Mientras continuaba el camino, sudando, por el suave piso del bosque, volvió a aprender de nuevo una verdad descubierta miles de veces en el pasado: que un planeta no se convertía en otra Tierra simplemente porque hubiese sido explorado y cartografiado, medido y colonizado.

En un hospitalario globo como Mnemosyne, el hombre podía vivir una vida al estilo de la Tierra, desarrollar una sociedad parecida a la terrestre, hacer crecer alimentos terrestres; pero sólo bastaba caminar alguna distancia de la puerta de la casa, dar la vuelta a una roca o mirar a cualquier criatura reptar por el suelo, para comprobar que la madre Tierra quedaba lejos, muy lejos. El misterioso impacto de lo irrazonable y de lo que no se podía controlar por ser extraño, llenó con sus temores la mente de Tavernor, advirtiéndole de que el espacio es demasiado grande y que se hallaba a años luz de distancia de su verdadero hogar, encarándose con algo que sus antepasados no vieron jamás. Incluso en la Tierra, la vista de una criatura familiar, como por ejemplo una gran araña, podía llenar a ciertas personas de un pánico tan violento como son capaces de sugerir tales artrópodos y otras criaturas relacionadas con ellos como si tuviesen un origen extraterrestre. ¿Cómo reaccionarían esas mismas personas si al mover una piedra viesen bajo ella una criatura todavía mucho más extraña? El haber viajado guerreando en una docena de mundos había endurecido a Tavernor y le había deparado una serie de aventuras y sorpresas, algunas de ellas verdaderas bromas pesadas.

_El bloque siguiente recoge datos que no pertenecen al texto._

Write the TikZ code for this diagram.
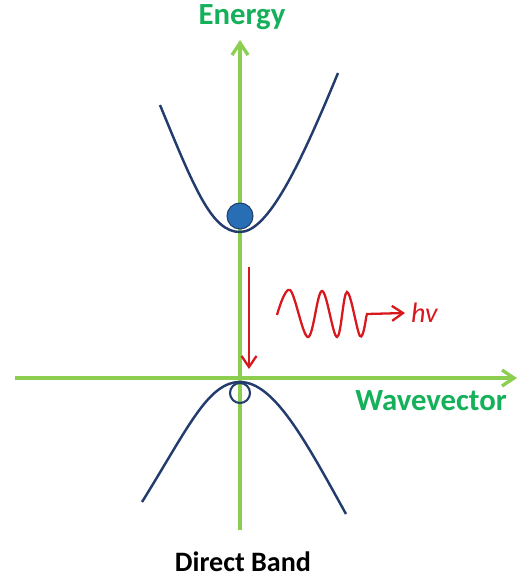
\documentclass[tikz,border=0pt]{standalone}
\usepackage{fontspec}
\setsansfont{Carlito}
\usetikzlibrary{arrows.meta,positioning}
\definecolor{axisgreen}{RGB}{140,206,80}
\definecolor{labelgreen}{RGB}{20,176,90}
\definecolor{bandblue}{RGB}{35,60,110}
\definecolor{dotblue}{RGB}{40,110,180}
\definecolor{photonred}{RGB}{215,25,30}

\begin{document}
\begin{tikzpicture}[
    x=0.02cm, y=-0.02cm,
    every node/.style={font=\sffamily},
    axis/.style={draw=axisgreen, line width=1.9pt, -{Straight Barb[length=2.4mm, width=3.2mm]}},
    axislabel/.style={text=labelgreen, font=\sffamily\bfseries\fontsize{17.5}{20}\selectfont},
    band/.style={draw=bandblue, line width=1.4pt},
    photon/.style={draw=photonred, line width=1.3pt},
    carrier/.style={circle, minimum size=#1, inner sep=0pt}
]
\useasboundingbox (0,0) rectangle (520,578);
% axes
\coordinate (origin) at (240,378);
\coordinate (ybot) at (240,530);
\coordinate (ytop) at (240,40);
\coordinate (xleft) at (15,378);
\coordinate (xright) at (517,378);
\draw[axis] (ybot) -- (ytop);
\draw[axis] (xleft) -- (xright);
\node[axislabel] (energy) at (242,17) {Energy};
\node[axislabel, anchor=east] (wavevector) at (513,401) {Wavevector};
% bands
\draw[band] (160,105) .. controls (195,190) and (212,232) .. (240,232)
    .. controls (268,232) and (300,165) .. (338,73);
\draw[band] (142,502) .. controls (188,428) and (208,382) .. (240,382)
    .. controls (274,382) and (305,440) .. (346,514);
\node[carrier=0.52cm, fill=dotblue, draw=bandblue, line width=0.6pt] (electron) at (240,216) {};
\node[carrier=0.4cm, draw=bandblue, line width=1.2pt] (hole) at (240,393) {};
% recombination and photon
\coordinate (dropstart) at (249,267);
\coordinate (dropend) at (249,369);
\draw[photon, -{Straight Barb[length=2.2mm, width=3mm]}] (dropstart) -- (dropend);
\node[text=photonred, font=\sffamily\itshape\fontsize{16}{18}\selectfont, anchor=west] (hv) at (405,313) {hv};
\draw[photon, -{Straight Barb[length=2.2mm, width=3mm]}]
    plot[smooth, tension=0.6] coordinates {(277,315) (290,290) (308,337) (322,291) (337,337) (347,292) (360,336) (366,318)}
    -- (367,314) -- (hv.west);
\node[font=\sffamily\bfseries\fontsize{16}{19}\selectfont] (title) at (243,562) {Direct Band};
\end{tikzpicture}
\end{document}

Una vez se despertó por la presencia de una gruesa, blanca y pastosa mano que reptaba por su pecho dejando tras de sí un rastro de espuma, como un enorme gusano. Y eso era realmente, un gran gusano que había olido la saliva de su boca y se dirigía a beberla. Los insectos que ahora le rodeaban y chocaban contra su cara, hacían el ruido de abejorros; pero no le gustó mirarlos de cerca, porque sabía que realmente no se trataba de tales abejorros y que su contacto podía resultar insoportable.